In London, Brent crude was down 16 cents at $109.34 on the ICE futures exchange.
The Organization of Petroleum Exporting Countries will meet later Wednesday in Vienna amid a slowing global economy threatened by rising energy costs. The 12-nation group will also seek to avoid a supply glut as Libya's oil exports gradually recover next year.
"The cartel will be threading a fine line between any decision that would further elevate prices and at the same time, making some attempt to accommodate a return of Libyan barrels into the market," energy consultant Ritterbusch and Associates said in a report.
Crude producers should consider boosting output since demand is growing in developing countries and inventories are dropping in wealthy nations, said Fatih Birol, the chief economist for the International Energy Agency, in a speech Wednesday in Singapore.
"I'm sure OPEC knows much better than me what to do," Birol said when asked if OPEC should raise output. "But seeing that oil prices are still high today and the negative effect that has on the recovery of the global economy, I hope the energy producing countries will take these things into account and make their decision accordingly."
Crude jumped Tuesday after Iranian officials said the OPEC member plans to carry out military maneuvers near the Strait of Hormuz, a narrow pass in the Persian Gulf where about 30 percent of the world's crude exports pass through.

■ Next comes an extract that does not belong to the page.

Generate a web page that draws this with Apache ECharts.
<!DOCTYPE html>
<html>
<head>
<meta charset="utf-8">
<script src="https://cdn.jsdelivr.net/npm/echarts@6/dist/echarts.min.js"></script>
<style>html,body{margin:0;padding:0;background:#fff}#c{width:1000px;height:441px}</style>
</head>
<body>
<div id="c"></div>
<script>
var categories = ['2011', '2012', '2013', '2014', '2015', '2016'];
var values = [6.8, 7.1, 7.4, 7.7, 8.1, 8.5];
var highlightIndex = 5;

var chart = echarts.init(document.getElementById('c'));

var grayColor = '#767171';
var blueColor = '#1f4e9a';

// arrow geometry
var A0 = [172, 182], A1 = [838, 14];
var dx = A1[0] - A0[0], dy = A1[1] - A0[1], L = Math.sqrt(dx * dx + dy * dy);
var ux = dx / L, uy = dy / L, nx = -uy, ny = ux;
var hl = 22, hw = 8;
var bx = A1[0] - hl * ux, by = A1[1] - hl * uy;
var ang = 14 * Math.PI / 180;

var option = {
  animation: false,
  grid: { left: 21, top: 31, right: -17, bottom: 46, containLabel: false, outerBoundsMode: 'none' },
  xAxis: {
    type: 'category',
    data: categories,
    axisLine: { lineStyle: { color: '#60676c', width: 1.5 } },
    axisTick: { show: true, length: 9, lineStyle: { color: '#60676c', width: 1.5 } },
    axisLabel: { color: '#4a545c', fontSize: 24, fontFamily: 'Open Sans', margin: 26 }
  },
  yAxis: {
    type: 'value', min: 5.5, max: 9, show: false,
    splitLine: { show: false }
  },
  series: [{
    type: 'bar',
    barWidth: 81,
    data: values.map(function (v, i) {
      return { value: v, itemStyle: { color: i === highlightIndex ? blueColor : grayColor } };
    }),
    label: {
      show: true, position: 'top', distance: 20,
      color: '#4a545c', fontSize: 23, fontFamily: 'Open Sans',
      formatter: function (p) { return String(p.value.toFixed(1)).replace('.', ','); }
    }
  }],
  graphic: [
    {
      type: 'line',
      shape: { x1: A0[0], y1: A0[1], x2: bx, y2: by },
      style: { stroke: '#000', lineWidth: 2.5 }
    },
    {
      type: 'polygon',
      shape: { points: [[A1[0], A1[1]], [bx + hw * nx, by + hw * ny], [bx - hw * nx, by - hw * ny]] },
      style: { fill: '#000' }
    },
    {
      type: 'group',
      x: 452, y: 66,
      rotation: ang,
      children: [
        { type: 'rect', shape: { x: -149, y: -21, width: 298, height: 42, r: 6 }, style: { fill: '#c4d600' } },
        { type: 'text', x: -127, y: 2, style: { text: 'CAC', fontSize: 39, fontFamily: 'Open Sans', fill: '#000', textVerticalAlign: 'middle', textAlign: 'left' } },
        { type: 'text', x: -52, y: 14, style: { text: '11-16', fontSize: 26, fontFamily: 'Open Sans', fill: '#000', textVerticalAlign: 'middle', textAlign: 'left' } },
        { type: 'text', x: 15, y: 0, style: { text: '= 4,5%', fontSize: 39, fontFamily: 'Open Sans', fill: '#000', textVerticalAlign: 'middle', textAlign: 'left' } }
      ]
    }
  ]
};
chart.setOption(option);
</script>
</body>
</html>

Iran said it could retaliate if Europe imposes sanctions because of the country's nuclear power program.
"Rising tensions in the Middle East have been providing support to elevated prices and any provocative activity in the region would most likely launch prices quickly upward," said Richard Soultanian of NUS Consulting.
A report showed U.S. energy supplies were little changed last week. The American Petroleum Institute said late Tuesday that crude inventories rose 462,000 barrels last week while analysts surveyed by Platts, the energy information arm of McGraw-Hill Cos., had predicted a decrease of 2.0 million barrels.

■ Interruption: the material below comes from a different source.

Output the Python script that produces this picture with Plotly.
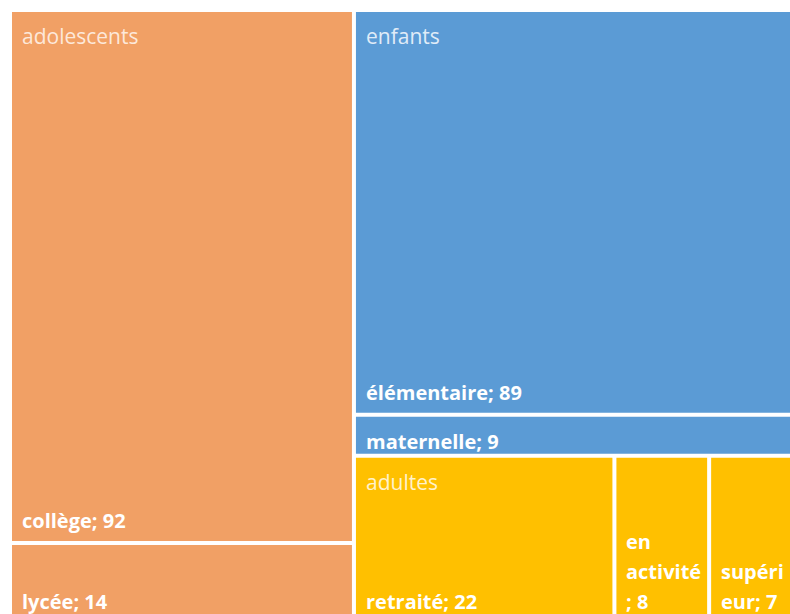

Inventories of gasoline fell 12,000 barrels last week while distillates rose 1.2 million barrels, the API said.
The Energy Department's Energy Information Administration reports its weekly supply data later Wednesday.
In other energy trading on the Nymex, natural gas fell 2.0 cents at $3.23 per 1,000 cubic feet. Heating oil fell 0.5 cent to $2.92 a gallon and gasoline futures slid 0.8 cent to $2.62 a gallon.